Mire el bus antes de comprar su boleto, dice.
Mete miedo.
Eso me asusta un poco. Me tomo unos minutos. La gente está media temerosa. ¿Será seguro? Se preguntan unos a otros mirándose preocupados. Miro el ómnibus no sé por qué lo hago cuando debería preguntar si tienen dos choferes, por ejemplo, pero esa es mi única reacción.
Llamo a Juan y le pregunto por la seguridad de esa línea.
–Toma otro mejor–me dice– No está por ahí uno que se llama Apocalipsis.
Me río, pensando en que me está jugando una broma.
–¿Existe esa línea?
– Por supuesto...
– Claro y en vez de choferes hay 7 bestias aladas que manejan ¿no?

3:00 pm
No voy a viajar en Apocalipsis ni que estuviera loco.
Pago un nuevo sol por no sé qué. Muestro el ticket y me dejan pasar. Subo al ómnibus. Casi la misma ubicación.
De regreso a Lima veo como el paisaje va cambiando poco a poco. La Sierra tiene un encanto maravilloso. La bajada a Lima a sido al menos más consciente. He podido ver los lugares que por la noche no pude ver. Curvas malditas. Una y otra. Se repiten. No me dejan estar tranquilo. La gente vuelve a dormir. No puedo conciliar el sueño. Hay unos movimientos extraños que no podrían tener a nadie tranquilo.


8:00 pm
Estoy en Ticlio. Veo una especie de monumento en forma de casco de minero. Un extraño dolor aparece en mi oído. ¿Les gustarán los helados a los mineros de Ticlio?

9:00 pm
Mi broma ha tomado represalia contra mí. Un dolor insoportable en el tímpano. Un señor detrás señala los nombres de los lugares que vamos pasando.

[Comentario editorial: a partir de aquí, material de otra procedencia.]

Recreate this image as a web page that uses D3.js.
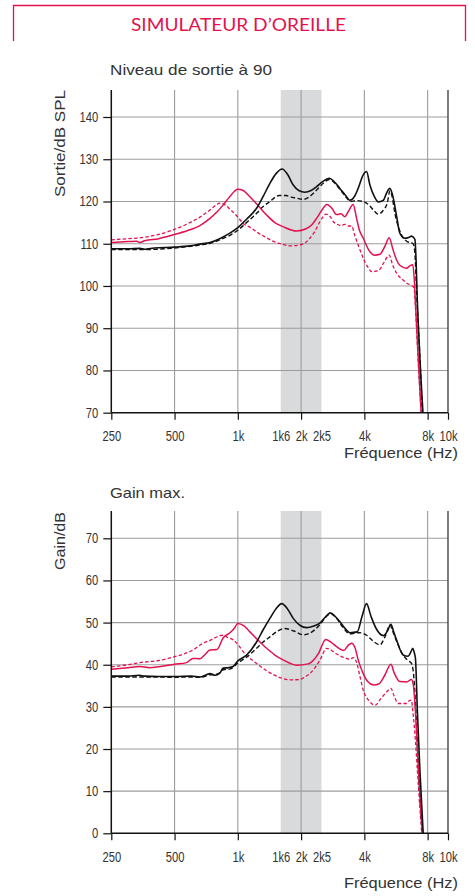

Sabe mucho de geografía. Dice que ha sido minero. Felizmente que no comenté aquello de los helados en voz alta. El dolor. Nuevamente el dolor.

10: 20 pm
He dejado de escribir por este insoportable dolor de oído. Es como si alguien te pateara el tímpano por dentro ¿será una patada de minero resentido?

10: 41pm
Lima.
La terminal.
Mi dolor.
Bajo rápidamente cogiendo mi oído que en cualquier momento parece querer explotar. Tomo un taxi. Mi casa me espera. Mi nueva casa me espera. Llego muerto. Duermo. Mañana ordenar mis cosas en mi nuevo hogar.
Mi dolor, otra vez.
Sueño que estoy en Ticlio.

(*)pido disculpas por la demora, por fin llegaron los señores de la telefónica y ya tengo internet. Cosas de mudanzas.